#### Directions for this task
Copy the lines below as they are; omit the images they contain.

......

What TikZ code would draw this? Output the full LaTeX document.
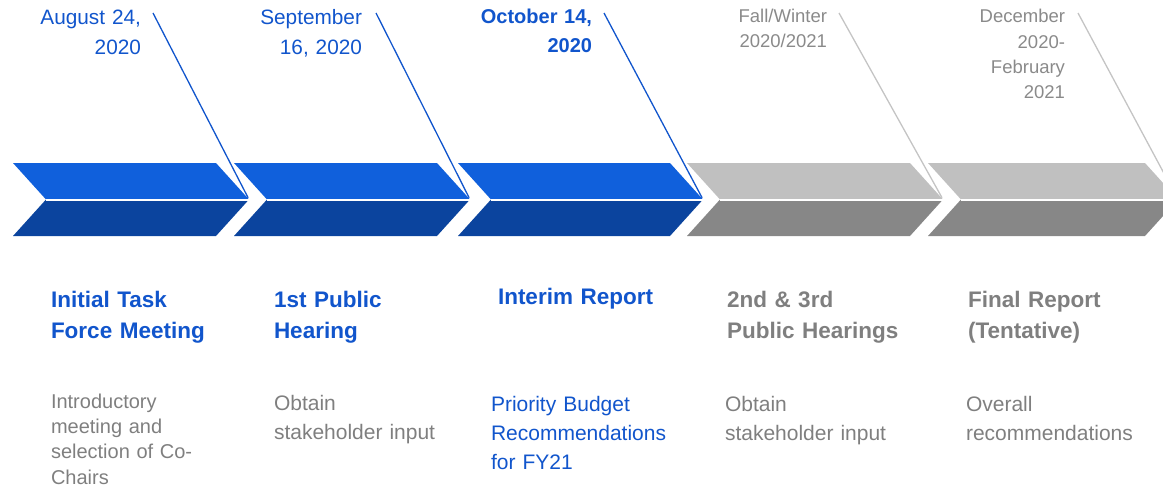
\documentclass[tikz,border=0pt]{standalone}
\usepackage{fontspec}
\setmainfont{Liberation Sans}
\definecolor{topblue}{HTML}{1060DC}
\definecolor{botblue}{HTML}{0B449E}
\definecolor{topgray}{HTML}{C0C0C0}
\definecolor{botgray}{HTML}{878787}
\definecolor{txtblue}{HTML}{1155CC}
\definecolor{txtgray}{HTML}{7F7F7F}
\definecolor{dategray}{HTML}{8A8A8A}
\definecolor{linegray}{HTML}{C4C4C4}
\tikzset{
  lbl/.style={inner sep=0pt, outer sep=0pt, text width=260pt, align=left, anchor=base west},
  datelbl/.style={inner sep=0pt, outer sep=0pt, text width=200pt, align=right, anchor=base east},
  titletxt/.style={lbl, font=\fontsize{22.5}{31.5}\selectfont\bfseries},
  desctxt/.style={lbl, font=\fontsize{21}{29.5}\selectfont},
  datetxt/.style={datelbl, font=\fontsize{20.8}{30}\selectfont},
  blueline/.style={draw=txtblue, line width=1.3pt, shorten >=2pt},
  grayline/.style={draw=linegray, line width=1.3pt, shorten >=2pt}
}
\begin{document}
\begin{tikzpicture}[x=1pt,y=-1pt]
\useasboundingbox (0,0) rectangle (1163,487);
\clip (0,0) rectangle (1163,487);
% chevrons
\foreach \L/\R/\ct/\cb [count=\i] in {13/216/topblue/botblue, 234/437/topblue/botblue, 458/670/topblue/botblue, 687/910/topgray/botgray, 928/1145/topgray/botgray}{
  \fill[\ct] (\L,163) -- (\R,163) -- (\R+33,199.5) -- (\L+33,199.5) -- cycle;
  \fill[\cb] (\L+33,199.5) -- (\R+33,199.5) -- (\R,236) -- (\L,236) -- cycle;
  \draw[white, line width=2pt] (\L+33,199.5) -- (\R+34,199.5);
  \coordinate (tip\i) at (\R+33,199.5);
}
% dates
\node[datetxt, text=txtblue] (d1) at (141,25) {August 24,\\2020};
\node[datetxt, text=txtblue] (d2) at (362,25) {September\\16, 2020};
\node[datelbl, font=\fontsize{20}{29}\selectfont\bfseries, text=txtblue] (d3) at (592,24) {October 14,\\2020};
\node[datelbl, font=\fontsize{18.5}{25}\selectfont, text=dategray] (d4) at (827,23) {Fall/Winter\\2020/2021};
\node[datelbl, font=\fontsize{18.5}{25.3}\selectfont, text=dategray] (d5) at (1065,23) {December\\2020-\\February\\2021};
% connector start points
\coordinate (s1) at (153,13);
\coordinate (s2) at (376,13);
\coordinate (s3) at (604,13);
\coordinate (s4) at (839,13);
\coordinate (s5) at (1078,13);
\draw[blueline] (s1) -- (tip1);
\draw[blueline] (s2) -- (tip2);
\draw[blueline] (s3) -- (tip3);
\draw[grayline] (s4) -- (tip4);
\draw[grayline] (s5) -- (tip5);
% titles
\node[titletxt, text=txtblue] (t1) at (51,307) {Initial Task\\Force Meeting};
\node[titletxt, text=txtblue] (t2) at (274,307) {1st Public\\Hearing};
\node[titletxt, text=txtblue] (t3) at (498,304) {Interim Report};
\node[titletxt, text=txtgray] (t4) at (727,307) {2nd \& 3rd\\Public Hearings};
\node[titletxt, text=txtgray] (t5) at (968,307) {Final Report\\(Tentative)};
% descriptions
\node[lbl, font=\fontsize{20}{25.2}\selectfont, text=txtgray] (p1) at (51,408.5) {Introductory\\meeting and\\selection of Co-\\Chairs};
\node[desctxt, text=txtgray] (p2) at (274,410) {Obtain\\stakeholder input};
\node[desctxt, font=\fontsize{21}{29}\selectfont, text=txtblue] (p3) at (491,411) {Priority Budget\\Recommendations\\for FY21};
\node[desctxt, text=txtgray] (p4) at (725,411) {Obtain\\stakeholder input};
\node[desctxt, text=txtgray] (p5) at (966,411) {Overall\\recommendations};
\end{tikzpicture}
\end{document}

......

#### The reply
What TikZ code would draw this? Output the full LaTeX document.
\documentclass[tikz,border=0pt]{standalone}
\usepackage{fontspec}
\setmainfont{Liberation Sans}
\definecolor{topblue}{HTML}{1060DC}
\definecolor{botblue}{HTML}{0B449E}
\definecolor{topgray}{HTML}{C0C0C0}
\definecolor{botgray}{HTML}{878787}
\definecolor{txtblue}{HTML}{1155CC}
\definecolor{txtgray}{HTML}{7F7F7F}
\definecolor{dategray}{HTML}{8A8A8A}
\definecolor{linegray}{HTML}{C4C4C4}
\tikzset{
  lbl/.style={inner sep=0pt, outer sep=0pt, text width=260pt, align=left, anchor=base west},
  datelbl/.style={inner sep=0pt, outer sep=0pt, text width=200pt, align=right, anchor=base east},
  titletxt/.style={lbl, font=\fontsize{22.5}{31.5}\selectfont\bfseries},
  desctxt/.style={lbl, font=\fontsize{21}{29.5}\selectfont},
  datetxt/.style={datelbl, font=\fontsize{20.8}{30}\selectfont},
  blueline/.style={draw=txtblue, line width=1.3pt, shorten >=2pt},
  grayline/.style={draw=linegray, line width=1.3pt, shorten >=2pt}
}
\begin{document}
\begin{tikzpicture}[x=1pt,y=-1pt]
\useasboundingbox (0,0) rectangle (1163,487);
\clip (0,0) rectangle (1163,487);
% chevrons
\foreach \L/\R/\ct/\cb [count=\i] in {13/216/topblue/botblue, 234/437/topblue/botblue, 458/670/topblue/botblue, 687/910/topgray/botgray, 928/1145/topgray/botgray}{
  \fill[\ct] (\L,163) -- (\R,163) -- (\R+33,199.5) -- (\L+33,199.5) -- cycle;
  \fill[\cb] (\L+33,199.5) -- (\R+33,199.5) -- (\R,236) -- (\L,236) -- cycle;
  \draw[white, line width=2pt] (\L+33,199.5) -- (\R+34,199.5);
  \coordinate (tip\i) at (\R+33,199.5);
}
% dates
\node[datetxt, text=txtblue] (d1) at (141,25) {August 24,\\2020};
\node[datetxt, text=txtblue] (d2) at (362,25) {September\\16, 2020};
\node[datelbl, font=\fontsize{20}{29}\selectfont\bfseries, text=txtblue] (d3) at (592,24) {October 14,\\2020};
\node[datelbl, font=\fontsize{18.5}{25}\selectfont, text=dategray] (d4) at (827,23) {Fall/Winter\\2020/2021};
\node[datelbl, font=\fontsize{18.5}{25.3}\selectfont, text=dategray] (d5) at (1065,23) {December\\2020-\\February\\2021};
% connector start points
\coordinate (s1) at (153,13);
\coordinate (s2) at (376,13);
\coordinate (s3) at (604,13);
\coordinate (s4) at (839,13);
\coordinate (s5) at (1078,13);
\draw[blueline] (s1) -- (tip1);
\draw[blueline] (s2) -- (tip2);
\draw[blueline] (s3) -- (tip3);
\draw[grayline] (s4) -- (tip4);
\draw[grayline] (s5) -- (tip5);
% titles
\node[titletxt, text=txtblue] (t1) at (51,307) {Initial Task\\Force Meeting};
\node[titletxt, text=txtblue] (t2) at (274,307) {1st Public\\Hearing};
\node[titletxt, text=txtblue] (t3) at (498,304) {Interim Report};
\node[titletxt, text=txtgray] (t4) at (727,307) {2nd \& 3rd\\Public Hearings};
\node[titletxt, text=txtgray] (t5) at (968,307) {Final Report\\(Tentative)};
% descriptions
\node[lbl, font=\fontsize{20}{25.2}\selectfont, text=txtgray] (p1) at (51,408.5) {Introductory\\meeting and\\selection of Co-\\Chairs};
\node[desctxt, text=txtgray] (p2) at (274,410) {Obtain\\stakeholder input};
\node[desctxt, font=\fontsize{21}{29}\selectfont, text=txtblue] (p3) at (491,411) {Priority Budget\\Recommendations\\for FY21};
\node[desctxt, text=txtgray] (p4) at (725,411) {Obtain\\stakeholder input};
\node[desctxt, text=txtgray] (p5) at (966,411) {Overall\\recommendations};
\end{tikzpicture}
\end{document}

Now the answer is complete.